A common confusion. roles/bigquery.dataViewer lets users see table metadata and data. But running a query requires roles/bigquery.jobUser to create jobs. Users with only Data Viewer can browse tables in the Console but can’t actually query them.

Always grant both, or use roles/bigquery.user which includes job creation plus the ability to create datasets for personal use.

Policy tags at project level

Granting roles/datacatalog.categoryFineGrainedReader at the project level gives access to all policy tags in that project. If you later add a new tag category for more sensitive data, everyone with project-level access can see it automatically.

Grant at the policy tag level for principle of least privilege.

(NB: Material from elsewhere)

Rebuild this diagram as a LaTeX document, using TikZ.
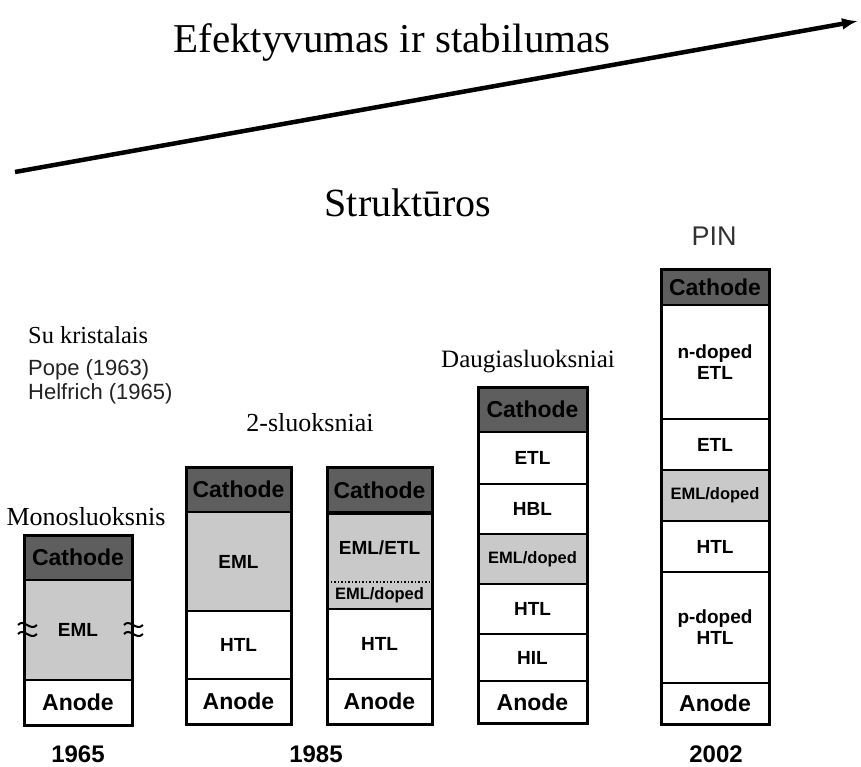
\documentclass[tikz,border=0pt]{standalone}
\usepackage{fontspec}
\setmainfont{Liberation Serif}
\newfontfamily\sansf{Liberation Sans}
\usetikzlibrary{arrows.meta}
\definecolor{cathgray}{HTML}{5E5E5E}
\definecolor{emlgray}{HTML}{C9C9C9}
\definecolor{txtgray}{HTML}{222222}
\newcommand\mklayer[7]{\node[#2, minimum width=#5pt, minimum height=#6pt, anchor=north west] (#1) at (#3,#4) {#7};}
\tikzset{
  layer/.style={draw=black, line width=2pt, inner sep=0pt, outer sep=0pt, align=center, text=black,
    font=\sansf\bfseries\fontsize{19}{21}\selectfont},
  cath/.style={layer, fill=cathgray, font=\sansf\bfseries\fontsize{23}{25}\selectfont},
  anod/.style={layer, fill=white, font=\sansf\bfseries\fontsize{23}{25}\selectfont},
  wl/.style={layer, fill=white},
  gl/.style={layer, fill=emlgray},
  gld/.style={layer, fill=emlgray, font=\sansf\bfseries\fontsize{16.5}{18}\selectfont},
  frame/.style={draw=black, line width=3pt},
  serif/.style={inner sep=0pt, anchor=base, font=\fontsize{26}{28}\selectfont},
  year/.style={inner sep=0pt, anchor=base, font=\sansf\bfseries\fontsize{24}{26}\selectfont},
  brk/.style={line width=2pt}
}
\begin{document}
\begin{tikzpicture}[x=1pt,y=-1pt]
\useasboundingbox (0,0) rectangle (861,767);
% arrow
\coordinate (a0) at (15,172);
\coordinate (a1) at (858,21);
\draw[line width=4.5pt, -{Latex[length=16pt,width=12pt]}] (a0) -- (a1);
\node[serif, font=\fontsize{41}{44}\selectfont] (title) at (392,53) {Efektyvumas ir stabilumas};
\node[serif, font=\fontsize{40}{42}\selectfont] (struk) at (408,217) {Struktūros};
\node[inner sep=0pt, anchor=base, text={rgb,255:red,50;green,50;blue,50}, font=\sansf\fontsize{27}{29}\selectfont] (pin) at (714,246) {PIN};
\node[serif, font=\fontsize{24.4}{26}\selectfont, anchor=base west] (sukr) at (28,343) {Su kristalais};
\node[inner sep=0pt, anchor=base west, text=txtgray, font=\sansf\fontsize{22}{24}\selectfont] (pope) at (28,375) {Pope (1963)};
\node[inner sep=0pt, anchor=base west, text=txtgray, font=\sansf\fontsize{22}{24}\selectfont] (helf) at (28,399) {Helfrich (1965)};
\node[serif, font=\fontsize{25}{27}\selectfont] (daug) at (528,367) {Daugiasluoksniai};
\node[serif] (dvi) at (310,431) {2-sluoksniai};
\node[serif] (mono) at (86,525) {Monosluoksnis};
% stack 1
\mklayer{s1c}{cath}{24}{535}{108}{45}{Cathode}
\mklayer{s1e}{gl}{24}{580}{108}{100}{EML}
\mklayer{s1a}{anod}{24}{680}{108}{45}{Anode}
\draw[frame] (s1c.north west) rectangle (s1a.south east);
% break marks
\foreach \yy in {625,634}{
  \draw[brk] (18,\yy) .. controls (24,\yy-7) and (30,\yy+7) .. (37,\yy);
  \draw[brk] (124,\yy) .. controls (130,\yy-7) and (136,\yy+7) .. (143,\yy);
}
% stack 2
\mklayer{s2c}{cath}{186}{467}{105}{45}{Cathode}
\mklayer{s2e}{gl}{186}{512}{105}{99}{EML}
\mklayer{s2h}{wl}{186}{611}{105}{68}{HTL}
\mklayer{s2a}{anod}{186}{679}{105}{45}{Anode}
\draw[frame] (s2c.north west) rectangle (s2a.south east);
% stack 3
\mklayer{s3c}{cath}{327}{467}{105}{46}{Cathode}
\mklayer{s3e}{gl, draw=none}{327}{513}{105}{69}{EML/ETL}
\mklayer{s3d}{gld, draw=none}{327}{582}{105}{27}{EML/doped}
\mklayer{s3h}{wl}{327}{609}{105}{70}{HTL}
\mklayer{s3a}{anod}{327}{679}{105}{45}{Anode}
\draw[line width=1.5pt, dotted] (s3d.north west) -- (s3d.north east);
\draw[line width=4pt] (s3c.south west) -- (s3c.south east);
\draw[line width=2pt] (s3h.north west) -- (s3h.north east);
\draw[frame] (s3c.north west) rectangle (s3a.south east);
% stack 4
\mklayer{s4c}{cath}{478}{387}{109}{45}{Cathode}
\mklayer{s4e}{wl}{478}{432}{109}{52}{ETL}
\mklayer{s4b}{wl}{478}{484}{109}{50}{HBL}
\mklayer{s4d}{gld}{478}{534}{109}{50}{EML/doped}
\mklayer{s4h}{wl}{478}{584}{109}{50}{HTL}
\mklayer{s4i}{wl}{478}{634}{109}{47}{HIL}
\mklayer{s4a}{anod}{478}{681}{109}{42}{Anode}
\draw[frame] (s4c.north west) rectangle (s4a.south east);
% stack 5
\mklayer{s5c}{cath}{661}{269}{108}{36}{Cathode}
\mklayer{s5n}{wl}{661}{305}{108}{114}{n-doped\\ETL}
\mklayer{s5e}{wl}{661}{419}{108}{51}{ETL}
\mklayer{s5d}{gld}{661}{470}{108}{51}{EML/doped}
\mklayer{s5h}{wl}{661}{521}{108}{51}{HTL}
\mklayer{s5p}{wl}{661}{572}{108}{111}{p-doped\\HTL}
\mklayer{s5a}{anod}{661}{683}{108}{41}{Anode}
\draw[frame] (s5c.north west) rectangle (s5a.south east);
% years
\node[year] (y1) at (78,762) {1965};
\node[year] (y2) at (316,762) {1985};
\node[year] (y3) at (716,762) {2002};
\end{tikzpicture}
\end{document}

Default Compute Engine service account

The default service account (PROJECT_NUMBER-compute@developer.gserviceaccount.com) gets Editor role on the project by default. This can’t be reduced without breaking some GCP features. Don’t use it for workloads.

Create dedicated service accounts for each Compute Engine workload. If legacy systems depend on the default account, plan a migration.

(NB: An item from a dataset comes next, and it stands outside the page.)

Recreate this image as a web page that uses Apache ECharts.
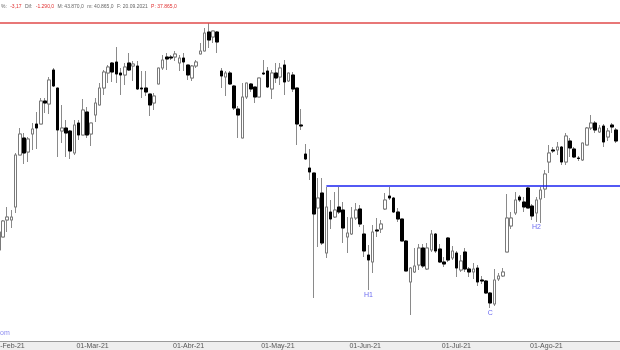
<!DOCTYPE html>
<html><head><meta charset="utf-8">
<script src="https://cdn.jsdelivr.net/npm/echarts@6/dist/echarts.min.js"></script>
<style>html,body{margin:0;padding:0;background:#fff}#c{width:620px;height:350px}</style>
</head><body><div id="c"></div>
<script>
// daily candles, first visible session ~03-Feb-21
const open  = [41600,41730,41900,41900,42030,42550,42720,42580,42760,42860,42860,43090,43060,43400,43220,42790,42820,42790,42570,42870,42750,42980,42760,42950,43050,43220,43370,43470,43480,43370,43350,43470,43440,43440,43220,43220,43160,43070,43260,43420,43530,43530,43530,43470,43520,43450,43320,43440,43560,43590,43780,43730,43780,43390,43330,43370,43240,43010,42720,43130,43260,43230,43130,43370,43390,43210,43370,43330,43450,43290,43350,43220,42850,42560,42420,42370,42020,42170,41570,41980,41930,42030,42000,41730,41760,41920,42010,41760,41550,41480,41800,41810,42010,42140,42120,41980,41910,41690,41280,41380,41450,41620,41410,41600,41760,41610,41480,41720,41520,41570,41400,41580,41410,41380,41420,41300,41290,41170,41060,41310,41340,41580,41840,41970,42130,42080,42220,42040,41970,42110,42210,42480,42600,42600,42630,42480,42690,42610,42520,42500,42650,42820,42870,42780,42840,42730,42850,42800];
const close = [41780,41890,41930,41930,42550,42760,42570,42710,42810,42820,43090,43070,43300,43240,42800,42820,42770,42590,42850,42750,43000,42750,42870,43070,43220,43380,43430,43380,43360,43350,43430,43400,43460,43210,43210,43180,43050,43140,43420,43500,43510,43520,43560,43520,43480,43350,43440,43480,43590,43770,43700,43790,43680,43340,43370,43260,43020,42950,43130,43270,43210,43130,43320,43360,43230,43370,43320,43420,43280,43370,43210,42860,42840,42510,42380,41960,42120,41670,42030,41910,42000,41980,41820,41770,41920,42000,41860,41590,41500,41780,41790,41860,42100,42120,41980,41910,41690,41390,41420,41440,41620,41440,41620,41760,41590,41480,41460,41500,41590,41420,41490,41410,41380,41410,41280,41290,41170,41070,41300,41340,41380,41920,41920,42100,42100,42030,42020,41940,42100,42200,42360,42570,42590,42630,42480,42740,42620,42530,42515,42670,42820,42870,42800,42820,42680,42790,42830,42690];
const low   = [41500,41730,41780,41820,41970,42550,42460,42480,42600,42610,42860,42970,42960,43230,42530,42670,42530,42510,42550,42700,42750,42720,42640,42880,43050,43150,43270,43280,43270,43150,43250,43390,43290,43200,43120,43140,42940,43000,43260,43400,43400,43500,43490,43390,43390,43300,43290,43420,43560,43590,43620,43670,43570,43220,43140,43250,43000,42720,42720,43110,43180,43070,43130,43350,43220,43110,43270,43250,43150,43280,43180,42650,42800,42500,42300,41120,41630,41650,41520,41810,41920,41960,41670,41570,41750,41900,41830,41530,41200,41370,41730,41770,42000,42100,41970,41880,41690,41390,40950,41370,41400,41420,41400,41580,41570,41470,41430,41480,41500,41330,41380,41380,41330,41310,41240,41260,41160,41020,41040,41290,41330,41580,41810,41950,42080,41980,42020,41900,41880,41870,42120,42370,42570,42550,42450,42450,42530,42520,42490,42490,42650,42800,42770,42770,42630,42690,42770,42670];
const high  = [41820,41900,42030,42000,42570,42820,42770,42730,42870,42980,43120,43120,43330,43420,43220,43050,42900,42800,42900,42900,43110,43030,42870,43120,43270,43400,43450,43480,43630,43420,43470,43570,43490,43490,43390,43390,43160,43170,43420,43550,43570,43550,43590,43550,43570,43450,43450,43500,43670,43820,43870,43790,43790,43420,43390,43390,43250,43040,43270,43270,43270,43230,43320,43500,43430,43400,43470,43470,43500,43370,43380,43220,43010,42660,42610,42370,42320,42320,42230,42100,42180,42230,42080,41930,42030,42070,42050,41850,41650,41850,41920,41900,42170,42230,42130,42020,41910,41700,41430,41620,41660,41660,41670,41800,41770,41660,41530,41730,41640,41590,41550,41620,41430,41470,41450,41340,41300,41180,41410,41370,41420,42160,41980,42180,42150,42130,42230,42060,42130,42230,42400,42650,42630,42680,42640,42770,42720,42630,42540,42670,42830,42950,42890,42850,42860,42820,42870,42820];

// x-axis month ticks (candle numbers, 1 = first visible candle)
const tickLabels = ['01-Feb-21','01-Mar-21','01-Abr-21','01-May-21','01-Jun-21','01-Jul-21','01-Ago-21'];
const tickCandle = [-1, 19, 42, 63, 84, 106, 127];

// horizontal levels
const topLevel = 43870;          // red line (max)
const neckLevel = 42240;         // blue line
const neckStartCandle = 79;

// annotations
const annotText = ['H1','C','H2'];
const annotCandle = [89, 118, 129];

const lead = 2;
const N = open.length;
const total = lead + N + 1;
const cats = [];
for (let i = 0; i < total; i++) cats.push('d' + (i - lead + 1));
const catOf = c => cats[c + lead - 1];

const empty = ['-','-','-','-'];
const wickData = cats.map((c, i) => { const k = i - lead; return (k < 0 || k >= N) ? empty : [open[k], close[k], low[k], high[k]]; });
const bodyData = cats.map((c, i) => { const k = i - lead; return (k < 0 || k >= N) ? empty : [open[k], close[k], Math.min(open[k], close[k]), Math.max(open[k], close[k])]; });

const tickIdx = tickCandle.map(c => c + lead - 1);
const labelAt = {}; tickIdx.forEach((t, j) => labelAt[t] = tickLabels[j]);

const step = 4.2;
const gridLeft = -9.6 - step / 2;
const gridWidth = total * step;
const ff = 'Liberation Sans, Arial, sans-serif';

const chart = echarts.init(document.getElementById('c'), null, {renderer: 'canvas'});
chart.setOption({
  animation: false,
  backgroundColor: '#ffffff',
  grid: { left: gridLeft, top: 0, width: gridWidth, height: 341, containLabel: false, outerBoundsMode: 'none' },
  xAxis: {
    type: 'category', data: cats, boundaryGap: true,
    axisLine: { lineStyle: { color: '#9a9a9a', width: 1 } },
    axisTick: { alignWithLabel: true, length: 5, interval: i => i in labelAt, lineStyle: { color: '#8a8a8a' } },
    axisLabel: { interval: i => i in labelAt, formatter: (v, i) => labelAt[i] || '', align: 'left', margin: 2,
      fontSize: 7, color: '#555', fontFamily: ff, padding: [0,0,0,2] },
    splitLine: { show: false }
  },
  yAxis: { type: 'value', min: 40690, max: 44100, show: false, splitLine: { show: false } },
  graphic: [
    { type: 'rect', z: -1, shape: { x: 0, y: 341, width: 620, height: 9 }, style: { fill: '#eeeeee' } },
    { type: 'text', x: 0, y: 330, style: { text: 'om', fill: '#8c8cf0', fontSize: 7, fontFamily: ff } },
    { type: 'text', x: 1, y: 1, style: {
      text: '{g|%:} {r|-3,17} {g|Dif:} {r|-1.290,0} {g|M: 43.870,0} {g|m: 40.865,0} {g|F: 20.09.2021} {r|P: 37.865,0}',
      rich: { g: { fill: '#666', fontSize: 5, fontFamily: ff },
              r: { fill: '#e03030', fontSize: 5, fontFamily: ff } } } }
  ],
  series: [
    {
      type: 'candlestick', data: wickData, barWidth: 3, silent: true,
      itemStyle: { color: 'rgba(0,0,0,0)', color0: 'rgba(0,0,0,0)', borderColor: '#8a8a8a', borderColor0: '#8a8a8a', borderColorDoji: '#8a8a8a', borderWidth: 1 },
      markLine: {
        silent: true, symbol: ['none', 'none'], label: { show: false },
        data: [
          { yAxis: topLevel, lineStyle: { color: '#e04a4a', width: 1.5, type: 'solid' } },
          [ { coord: [catOf(neckStartCandle), neckLevel], lineStyle: { color: '#1a22f0', width: 1.5, type: 'solid' } },
            { coord: [cats[total - 1], neckLevel] } ]
        ]
      },
      markPoint: {
        silent: true, symbol: 'rect', symbolSize: 0,
        label: { show: true, position: 'bottom', distance: 2, formatter: p => p.name, color: '#6b6bf0', fontSize: 7, fontFamily: ff },
        data: annotText.map((t, j) => ({ name: t, coord: [catOf(annotCandle[j]), low[annotCandle[j] - 1]] }))
      }
    },
    {
      type: 'candlestick', data: bodyData, barWidth: 3, silent: true,
      itemStyle: { color: '#ffffff', color0: '#000000', borderColor: '#7a7a7a', borderColor0: '#000000', borderColorDoji: '#000000', borderWidth: 1 }
    }
  ]
});
</script></body></html>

Monitoring signals catch permission drift

IAM debt reaccumulates. Someone grants Editor “temporarily” and forgets to remove it. A new workload reuses an existing service account because it was faster. Quarterly reviews prevent drift.

IAM Recommender analyzes actual usage and identifies over-privileged principals:

Terminal window
gcloud recommender recommendations list \
--project=YOUR_PROJECT_ID \
--location=global \
--recommender=google.iam.policy.Recommender

It might tell you that a service account with Data Editor role has only read data for 90 days. You can safely reduce to Data Viewer.

INFORMATION_SCHEMA.JOBS shows who runs what in BigQuery:

SELECT
user_email,
DATE(creation_time) AS query_date,
COUNT(*) AS query_count,
SUM(total_bytes_billed) / POW(10,12) AS tb_billed
FROM `region-us`.INFORMATION_SCHEMA.JOBS_BY_PROJECT
WHERE creation_time > TIMESTAMP_SUB(CURRENT_TIMESTAMP(), INTERVAL 90 DAY)
GROUP BY 1, 2
ORDER BY tb_billed DESC

Unexpected service accounts or users appearing in this list warrant investigation.

Audit logs capture all IAM changes. Set up a log sink to BigQuery and query for recent permission grants:

SELECT
timestamp,
protoPayload.authenticationInfo.principalEmail AS grantor,
protoPayload.serviceData.policyDelta.bindingDeltas
FROM `your_audit_dataset.cloudaudit_googleapis_com_activity`
WHERE protoPayload.methodName = 'SetIamPolicy'
AND timestamp > TIMESTAMP_SUB(CURRENT_TIMESTAMP(), INTERVAL 30 DAY)
ORDER BY timestamp DESC

Teams that monitor these signals typically achieve 30-40% cost reductions in their first quarter of focused optimization, largely by identifying and removing unnecessary access that enabled runaway queries.


The path forward

Cleaning up IAM debt feels tedious until you experience an incident that clean IAM would have prevented: a leaked service account key, a query that scanned petabytes because someone had broader access than needed, an audit that couldn’t determine who accessed sensitive data.

The audit queries in this guide surface the highest-risk items: Editor roles, shared service accounts, and service account keys. From there, migrate one workload at a time to per-workload service accounts with minimal permissions, and add policy tags for sensitive columns.

The goal is knowing who can access what, and making sure that answer is intentional rather than accumulated accident.